**Problem description**
Return exactly and only these lines: the first of the listing through the one containing "import plotly.graph_objects as go".

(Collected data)
╔══

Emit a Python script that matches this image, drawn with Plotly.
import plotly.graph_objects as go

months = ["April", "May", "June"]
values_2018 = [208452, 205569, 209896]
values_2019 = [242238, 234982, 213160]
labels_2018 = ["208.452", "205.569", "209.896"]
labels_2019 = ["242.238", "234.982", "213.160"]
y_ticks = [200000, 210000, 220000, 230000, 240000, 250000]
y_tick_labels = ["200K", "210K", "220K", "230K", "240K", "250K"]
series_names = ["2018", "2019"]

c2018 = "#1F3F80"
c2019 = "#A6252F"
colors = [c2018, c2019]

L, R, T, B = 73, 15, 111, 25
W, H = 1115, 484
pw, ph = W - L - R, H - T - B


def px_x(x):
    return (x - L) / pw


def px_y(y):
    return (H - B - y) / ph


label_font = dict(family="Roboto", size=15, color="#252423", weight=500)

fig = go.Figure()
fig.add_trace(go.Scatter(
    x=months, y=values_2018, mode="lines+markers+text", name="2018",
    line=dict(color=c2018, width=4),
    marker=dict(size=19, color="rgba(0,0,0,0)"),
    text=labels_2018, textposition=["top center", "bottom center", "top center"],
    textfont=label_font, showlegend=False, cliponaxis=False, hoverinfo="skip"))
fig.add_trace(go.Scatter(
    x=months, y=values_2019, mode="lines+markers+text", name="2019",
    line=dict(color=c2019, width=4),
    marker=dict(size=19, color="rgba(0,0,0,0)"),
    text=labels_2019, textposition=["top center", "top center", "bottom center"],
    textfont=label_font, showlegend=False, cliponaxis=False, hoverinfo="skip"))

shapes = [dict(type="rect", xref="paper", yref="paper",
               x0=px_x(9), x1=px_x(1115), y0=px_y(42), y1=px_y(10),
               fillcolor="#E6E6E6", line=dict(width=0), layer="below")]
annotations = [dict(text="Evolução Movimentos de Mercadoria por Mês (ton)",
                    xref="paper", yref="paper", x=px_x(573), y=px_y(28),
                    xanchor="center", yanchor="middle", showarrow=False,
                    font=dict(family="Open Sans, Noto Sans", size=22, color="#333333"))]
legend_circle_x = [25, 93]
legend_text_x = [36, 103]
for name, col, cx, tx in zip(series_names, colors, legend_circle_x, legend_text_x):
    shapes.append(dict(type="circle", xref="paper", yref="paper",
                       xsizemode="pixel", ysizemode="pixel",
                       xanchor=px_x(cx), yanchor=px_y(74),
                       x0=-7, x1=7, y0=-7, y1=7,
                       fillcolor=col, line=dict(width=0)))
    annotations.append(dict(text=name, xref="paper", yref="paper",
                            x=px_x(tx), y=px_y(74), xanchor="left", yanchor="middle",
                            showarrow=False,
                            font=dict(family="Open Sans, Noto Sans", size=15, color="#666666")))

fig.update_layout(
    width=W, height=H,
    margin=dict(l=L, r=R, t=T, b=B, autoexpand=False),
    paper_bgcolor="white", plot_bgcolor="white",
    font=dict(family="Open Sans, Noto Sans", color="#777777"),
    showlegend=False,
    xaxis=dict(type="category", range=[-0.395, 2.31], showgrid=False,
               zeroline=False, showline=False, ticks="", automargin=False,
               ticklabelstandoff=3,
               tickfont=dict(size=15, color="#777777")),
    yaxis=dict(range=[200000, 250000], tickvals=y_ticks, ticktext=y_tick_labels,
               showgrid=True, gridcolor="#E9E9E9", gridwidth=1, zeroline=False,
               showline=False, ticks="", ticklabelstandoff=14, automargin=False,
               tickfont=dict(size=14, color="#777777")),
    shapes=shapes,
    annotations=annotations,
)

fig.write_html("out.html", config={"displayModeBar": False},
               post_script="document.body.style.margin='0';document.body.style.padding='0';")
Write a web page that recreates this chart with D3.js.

╚══

**Answer to the problem**
Emit a Python script that matches this image, drawn with Plotly.
import plotly.graph_objects as go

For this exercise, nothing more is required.